At Hopkins, faculty, staff, and students are beginning to focus on the nexus of these two points—civic inquiry and action—not only through the revitalization of our curriculum (e.g. investing in community-based learning) but also via a commitment to this intersection that undergirds all our programming here at the CSC. Two programs of which we’re especially proud that concurrently engage in civic inquiry and action are 1) alternative breaks and 2) one of our pre-orientation programs, HopkinsCORPS.

Unlike alternative break programs at other schools that run independently as extracurricular activities, Hopkins’ program is a class that students can take during their winter intersession. By injecting community service into a traditional classroom-based learning model and leveraging intersession as a time when students have the capacity to explore other interests not necessarily related to their primary academic focus, our alternative breaks program begins to reconcile a seemingly tenuous relationship between civic inquiry and action. One student comments, “I gained a broader view of educational issues and a more nuanced understanding of the ways that factors such as poverty, cultural differences, and the influence of charter schools affect student outcomes.” In intentionally supplementing action with scholastic context, we better equip students with the tools necessary to affect change in Baltimore and beyond.

For HopkinsCORPS, we are charged with the broad task of introducing first year students to civic engagement at the university-level.
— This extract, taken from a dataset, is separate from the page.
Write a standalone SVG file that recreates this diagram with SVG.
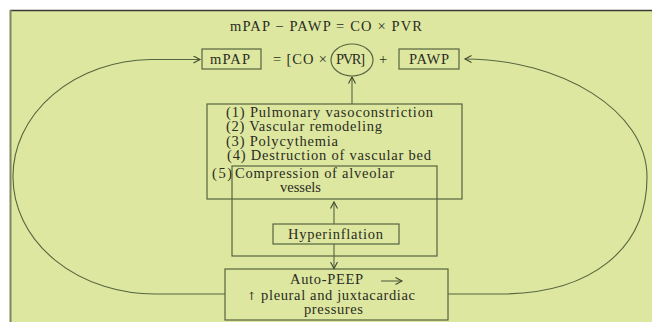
<svg xmlns="http://www.w3.org/2000/svg" width="652" height="322" viewBox="0 0 652 322">
<defs>
<style>
.t{font-family:"Liberation Serif","Times New Roman",serif;font-size:14.5px;fill:#2a2c22}
.box{fill:none;stroke:#56653f;stroke-width:1.2}
.ln{fill:none;stroke:#56653f;stroke-width:1.1}
.arr{marker-end:url(#ah)}
.sym{font-family:"DejaVu Serif",serif;font-size:11px}
</style>
<marker id="ah" markerUnits="userSpaceOnUse" markerWidth="10" markerHeight="10" refX="7" refY="4" orient="auto">
<path d="M0.5,0.5 L7,4 L0.5,7.5" fill="none" stroke="#3f4a30" stroke-width="1.1"/>
</marker>
</defs>
<rect x="0" y="0" width="652" height="322" fill="#ffffff"/>
<rect x="10" y="10" width="642" height="312" fill="#dde7a0"/>
<line x1="10" y1="10.5" x2="652" y2="10.5" stroke="#3a3a36" stroke-width="1.5"/>
<line x1="10.5" y1="10" x2="10.5" y2="322" stroke="#7c875c" stroke-width="2"/>

<g id="title">
<text class="t" x="230" y="31" textLength="192" lengthAdjust="spacing">mPAP − PAWP = CO × PVR</text>
</g>

<g id="mPAP">
<rect class="box" x="202" y="49" width="59" height="20"/>
<text class="t" x="210" y="64" textLength="40" lengthAdjust="spacing">mPAP</text>
</g>

<g id="equation">
<text class="t" x="273" y="64" textLength="54" lengthAdjust="spacing">= [CO ×</text>
<text class="t" x="383" y="64" text-anchor="middle">+</text>
</g>

<g id="PVR">
<ellipse class="box" cx="352" cy="60" rx="21" ry="16"/>
<text class="t" x="336" y="64" textLength="29" lengthAdjust="spacing">PVR]</text>
</g>

<g id="PAWP">
<rect class="box" x="399" y="49" width="60" height="20"/>
<text class="t" x="409" y="64" textLength="40" lengthAdjust="spacing">PAWP</text>
</g>

<g id="causes">
<rect class="box" x="207" y="104" width="255" height="95"/>
<text class="t" x="226" y="117" textLength="207" lengthAdjust="spacing">(1) Pulmonary vasoconstriction</text>
<text class="t" x="226" y="131" textLength="156" lengthAdjust="spacing">(2) Vascular remodeling</text>
<text class="t" x="226" y="145.5" textLength="112" lengthAdjust="spacing">(3) Polycythemia</text>
<text class="t" x="227" y="159.5" textLength="204" lengthAdjust="spacing">(4) Destruction of vascular bed</text>
<text class="t" x="212" y="178" textLength="20" lengthAdjust="spacing">(5)</text>
</g>

<g id="compression">
<rect class="box" x="232" y="166" width="205" height="90"/>
<text class="t" x="235" y="178" textLength="159" lengthAdjust="spacing">Compression of alveolar</text>
<text class="t" x="280" y="192" textLength="41" lengthAdjust="spacing">vessels</text>
</g>

<g id="hyperinflation">
<rect class="box" x="273" y="224" width="126" height="20"/>
<text class="t" x="288" y="239" textLength="95" lengthAdjust="spacing">Hyperinflation</text>
</g>

<g id="autopeep">
<rect class="box" x="225" y="269" width="223" height="51"/>
<text class="t" x="290" y="284" textLength="73" lengthAdjust="spacing">Auto-PEEP</text>
<path class="ln arr" d="M381 281 L402 281"/>
<text class="t" x="247" y="299.5" textLength="168" lengthAdjust="spacing"><tspan class="sym">↑</tspan> pleural and juxtacardiac</text>
<text class="t" x="304" y="313.5" textLength="59" lengthAdjust="spacing">pressures</text>
</g>

<g id="connectors">
<path class="ln arr" d="M352 104 L352 77"/>
<path class="ln arr" d="M334 224 L334 202"/>
<path class="ln arr" d="M334 244 L334 268.5"/>
<path class="ln arr" d="M225 294 L157 294 A142 117 0 0 1 13 177 A140 117 0 0 1 150 59.5 L200 59.5"/>
<path class="ln arr" d="M448 294 L500 294 C590 294 647 250 647 177 C647 110 560 59 465 59"/>
</g>
</svg>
Through a week-long immersive experience, students are challenged to think critically about the various modes of civic engagement, as well as how involvement can be a quintessential part of the undergraduate experience. While not associated with a particular class, HopkinsCORPS does serve as a galvanizing force for many students to imagine civic action as a lifelong practice, one that can be integrated with any and all career paths.

Finally, the CSC does have a hyper-local focus; nearly all of our programming is Baltimore. In this way, we further hope to demonstrate that civic inquiry is not something that happens “here” (at Hopkins, in Baltimore), and civic action something that happens “there” (e.g. in another state or internationally). We believe that it is our responsibility as an arm of the university to demonstrate that social issues are not to be fetishized or exoticized, but instead to be seen as a very real tenet of our own community. In this way, we hope to inspire agents of change that see community engagement not as extracurricular, but instead, co-curricular and central to the pursuit of social change and transformative justice.